A Common Technological Infrastructure
Efforts to consolidate different data streams are already taking shape. Partnerships between health care systems, large technology companies, and smaller providers of novel measurement tools are leading to an interconnected web that would allow for training and application of machine learning-based measurement tools that integrate multimodal data sources.32 Akin to a highway system with interspersed parking garages, such a web allows for flow of information from different storage centers for the integration of any two data streams. Such an infrastructure is reliant on the availability of two important technologies: secure and regulated data storage and software tools that allow for safe inter-platform integration. Luckily, these technologies are becoming increasingly ubiquitous. Cloud-based web services such as the Google Cloud Platform and Amazon Web Services provide HIPAA and GDPR compliant data solutions that novel technologies can be built upon. Software development efforts such as Apple HealthKit and Google Fit are allowing developers of novel measures to seamlessly integrate with minimal software development effort. Both technologies are being designed with the existing health care infrastructure in mind, allowing for their integration into EHRs and independent health care information systems. Early adopters of this vision are already conducting studies and collecting data from thousands of participants.

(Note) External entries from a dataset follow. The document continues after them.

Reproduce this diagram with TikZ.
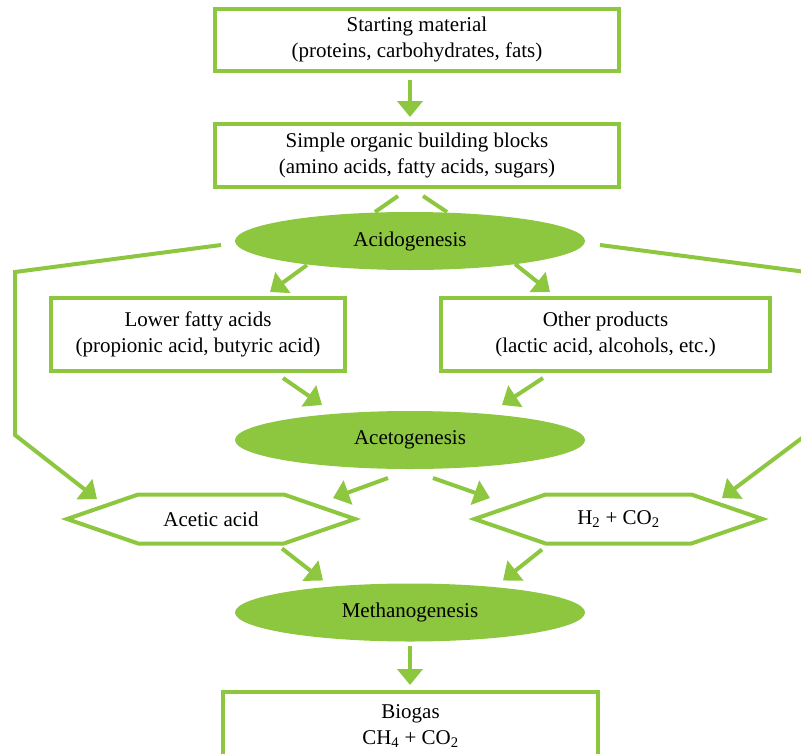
\documentclass[tikz,border=0pt]{standalone}
\usepackage{fontspec}
\setmainfont{Liberation Serif}
\usepackage{tikz}
\usetikzlibrary{shapes.geometric,shapes.symbols}
\usetikzlibrary{arrows.meta}
\definecolor{leaf}{RGB}{141,198,63}

\begin{document}
\begin{tikzpicture}[x=1pt, y=-1pt,
      every node/.style={font=\fontsize{21}{26}\selectfont, outer sep=0pt},
      block/.style={draw=leaf, line width=4pt, align=center, inner sep=0pt},
      phase/.style={ellipse, fill=leaf, minimum width=350pt, minimum height=58pt, inner sep=0pt},
      product/.style={signal, signal to=west and east, signal pointer angle=38,
            draw=leaf, line width=4pt, minimum width=288pt, minimum height=49pt, inner sep=0pt},
      link/.style={color=leaf, line width=4pt},
      flow/.style={link, -{Triangle[length=16pt,width=25pt]}}]
      
      \useasboundingbox (0,0) rectangle (801,753);
      
      \node[block, minimum width=404pt, minimum height=61.5pt] (start) at (417,39.75)
            {Starting material\\(proteins, carbohydrates, fats)};
      \node[block, minimum width=404pt, minimum height=63pt] (blocks) at (417,155.5)
            {Simple organic building blocks\\(amino acids, fatty acids, sugars)};
      \node[phase] (acido) at (410,241) {Acidogenesis};
      \node[block, minimum width=294pt, minimum height=73pt] (lower) at (198,334.5)
            {Lower fatty acids\\(propionic acid, butyric acid)};
      \node[block, minimum width=329pt, minimum height=73pt] (other) at (605.5,334.5)
            {Other products\\(lactic acid, alcohols, etc.)};
      \node[phase] (aceto) at (410,440) {Acetogenesis};
      \node[product] (acetic) at (211,519) {Acetic acid};
      \node[product] (hydro) at (618.5,519) {H\textsubscript{2} + CO\textsubscript{2}};
      \node[phase] (methano) at (410,612.5) {Methanogenesis};
      \node[block, minimum width=375pt, inner ysep=12.7pt, anchor=north] (biogas) at (410.5,692)
            {Biogas\\CH\textsubscript{4} + CO\textsubscript{2}};
      
      \path[flow] ([shift={(-7,9.5)}]start.south) edge ([shift={(-7,-7)}]blocks.north)
                  ([shift={(-103,-5)}]acido.south) edge ([shift={(72,-6)}]lower.north)
                  ([shift={(105,-6)}]acido.south) edge ([shift={(-55.5,-6)}]other.north)
                  ([shift={(85,7)}]lower.south) edge ([shift={(-88,-6)}]aceto.north)
                  ([shift={(-62.5,7)}]other.south) edge ([shift={(92,-6)}]aceto.north)
                  ([shift={(-22,9)}]aceto.south) edge ([shift={(122,3.5)}]acetic.north)
                  ([shift={(23,9)}]aceto.south) edge ([shift={(-128.5,3.5)}]hydro.north)
                  ([shift={(71,5)}]acetic.south) edge ([shift={(-87,-3)}]methano.north)
                  ([shift={(-76.5,6)}]hydro.south) edge ([shift={(93,-3)}]methano.north)
                  ([shift={(0,4.5)}]methano.south) edge ([shift={(-0.5,-7)}]biogas.north);
      
      \path[link] ([shift={(-19,9)}]blocks.south) edge ([shift={(-35,0)}]acido.north)
                  ([shift={(6,9)}]blocks.south) edge ([shift={(37,0)}]acido.north);
      
      \draw[flow] ([shift={(-14,4)}]acido.west) -- ++(-206,27) -- ++(0,163)
                  -- ([shift={(-114,4.5)}]acetic.north);
      \draw[flow] ([shift={(15,4)}]acido.east) -- ++(206,27) -- ++(0,163)
                  -- ([shift={(103.5,3.5)}]hydro.north);
\end{tikzpicture}
\end{document}
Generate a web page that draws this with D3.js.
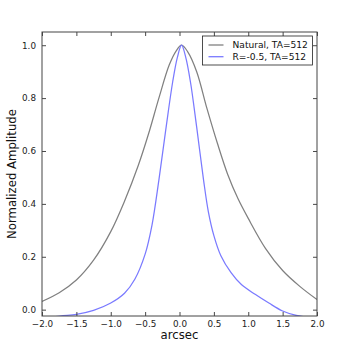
<!DOCTYPE html>
<html>
<head>
<meta charset="utf-8">
<script src="https://cdn.jsdelivr.net/npm/d3@7"></script>
<style>
  html, body { margin: 0; padding: 0; background: #fff; }
  svg { display: block; font-family: "DejaVu Sans", sans-serif; }
</style>
</head>
<body>
<div id="chart"></div>
<script>
  // readings
  const naturalX = [-2.0, -1.75, -1.5, -1.25, -1.0, -0.8, -0.6, -0.45, -0.3, -0.15, -0.05, 0.03, 0.12, 0.25, 0.4, 0.55, 0.7, 0.85, 1.0, 1.25, 1.5, 1.75, 2.0];
  const naturalY = [0.031, 0.064, 0.112, 0.187, 0.295, 0.41, 0.545, 0.665, 0.80, 0.925, 0.978, 1.0, 0.975, 0.90, 0.76, 0.63, 0.512, 0.42, 0.345, 0.232, 0.148, 0.088, 0.038];

  const robustX = [-2.0, -1.74, -1.5, -1.25, -1.0, -0.8, -0.65, -0.5, -0.4, -0.3, -0.2, -0.1, -0.03, 0.03, 0.09, 0.16, 0.25, 0.35, 0.42, 0.5, 0.6, 0.75, 0.9, 1.1, 1.3, 1.5, 1.7, 1.85, 2.0];
  const robustY = [-0.035, -0.024, -0.018, -0.003, 0.025, 0.062, 0.115, 0.21, 0.32, 0.49, 0.68, 0.86, 0.955, 1.0, 0.955, 0.86, 0.69, 0.49, 0.37, 0.28, 0.205, 0.14, 0.095, 0.058, 0.025, -0.005, -0.022, -0.028, -0.032];

  const xTicks = [-2.0, -1.5, -1.0, -0.5, 0.0, 0.5, 1.0, 1.5, 2.0];
  const yTicks = [0.0, 0.2, 0.4, 0.6, 0.8, 1.0];
  const seriesNames = ["Natural, TA=512", "R=-0.5, TA=512"];
  const seriesColors = ["#808080", "#7a7aff"];

  const width = 346;
  const height = 347;
  const margin = { top: 32, right: 29, bottom: 31, left: 42 };
  const plotW = width - margin.left - margin.right;
  const plotH = height - margin.top - margin.bottom;

  const x = d3.scaleLinear().domain([-2, 2]).range([0, plotW]);
  const y = d3.scaleLinear().domain([-0.024, 1.05]).range([plotH, 0]);

  const fmt = (v) => d3.format(".1f")(v).replace("-", "\u2212");

  const svg = d3.select("#chart")
    .append("svg")
    .attr("width", width)
    .attr("height", height);

  const defs = svg.append("defs");
  defs.append("clipPath")
    .attr("id", "plot-clip")
    .append("rect")
    .attr("width", plotW)
    .attr("height", plotH);

  const g = svg.append("g").attr("transform", `translate(${margin.left},${margin.top})`);

  const line = d3.line()
    .x((d) => x(d[0]))
    .y((d) => y(d[1]))
    .curve(d3.curveCatmullRom.alpha(0.5));

  const series = [
    d3.zip(naturalX, naturalY),
    d3.zip(robustX, robustY)
  ];

  g.append("g")
    .attr("clip-path", "url(#plot-clip)")
    .selectAll("path")
    .data(series)
    .join("path")
    .attr("d", line)
    .attr("fill", "none")
    .attr("stroke", (d, i) => seriesColors[i])
    .attr("stroke-width", 1.25);

  // axes with inward ticks on all four sides
  const tickLen = 4;
  const styleAxis = (sel) => {
    sel.select(".domain").remove();
    sel.selectAll(".tick line").attr("stroke", "#333").attr("stroke-width", 0.9);
    sel.selectAll(".tick text").attr("fill", "#222").attr("font-size", "8.8px").attr("font-family", "DejaVu Sans, sans-serif");
  };

  g.append("g")
    .attr("transform", `translate(0,${plotH})`)
    .call(d3.axisBottom(x).tickValues(xTicks).tickFormat(fmt).tickSizeInner(-tickLen).tickSizeOuter(0).tickPadding(5))
    .call(styleAxis);

  g.append("g")
    .call(d3.axisTop(x).tickValues(xTicks).tickFormat("").tickSizeInner(-tickLen).tickSizeOuter(0))
    .call(styleAxis);

  g.append("g")
    .call(d3.axisLeft(y).tickValues(yTicks).tickFormat(fmt).tickSizeInner(-tickLen).tickSizeOuter(0).tickPadding(6))
    .call(styleAxis);

  g.append("g")
    .attr("transform", `translate(${plotW},0)`)
    .call(d3.axisRight(y).tickValues(yTicks).tickFormat("").tickSizeInner(-tickLen).tickSizeOuter(0))
    .call(styleAxis);

  g.append("rect")
    .attr("width", plotW)
    .attr("height", plotH)
    .attr("fill", "none")
    .attr("stroke", "#444")
    .attr("stroke-width", 1);

  svg.append("text")
    .attr("x", margin.left + plotW / 2)
    .attr("y", 339)
    .attr("text-anchor", "middle")
    .attr("font-size", "11.7px")
    .attr("fill", "#111")
    .text("arcsec");

  svg.append("text")
    .attr("transform", `translate(16,${margin.top + plotH / 2}) rotate(-90)`)
    .attr("text-anchor", "middle")
    .attr("font-size", "11.7px")
    .attr("fill", "#111")
    .text("Normalized Amplitude");

  // legend
  const legend = svg.append("g").attr("transform", "translate(202.5,36)");
  legend.append("rect")
    .attr("width", 110)
    .attr("height", 29)
    .attr("fill", "#fff")
    .attr("stroke", "#222")
    .attr("stroke-width", 0.8);

  const rows = legend.selectAll("g.row")
    .data(seriesNames)
    .join("g")
    .attr("class", "row")
    .attr("transform", (d, i) => `translate(0,${9 + i * 11.7})`);

  rows.append("line")
    .attr("x1", 6)
    .attr("x2", 21)
    .attr("stroke", (d, i) => seriesColors[i])
    .attr("stroke-width", 1.3);

  rows.append("text")
    .attr("x", 30)
    .attr("dy", "0.35em")
    .attr("font-size", "9.1px")
    .attr("fill", "#111")
    .text((d) => d);
</script>
</body>
</html>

As novel and validated digital measures begin to integrate into a common infrastructure, the accuracy of mental health measures and the availability of those measures have the ability to transform patient care and clinical research (Figure 2).
A technological infrastructure for the integration of digital measurement tools. Independent platforms for measurement of health (eg, actigraphy, blood pressure, cognition) will have their own data repositories, depicted as clouds. This data could be safely transferred across platforms using transfer tools such as secure APIs (application program interfaces), depicted using dashed arrows. Such tools could allow for both unidirectional and bidirectional movement of data. If a combination of measures can be accessible from a single data repository, it allows for the application of machine learning-based measurement of health, integrating all the independent measures in its prediction. The results from this calculation can be integrated into the patient's electronic health record, which can be used for clinical decision-making.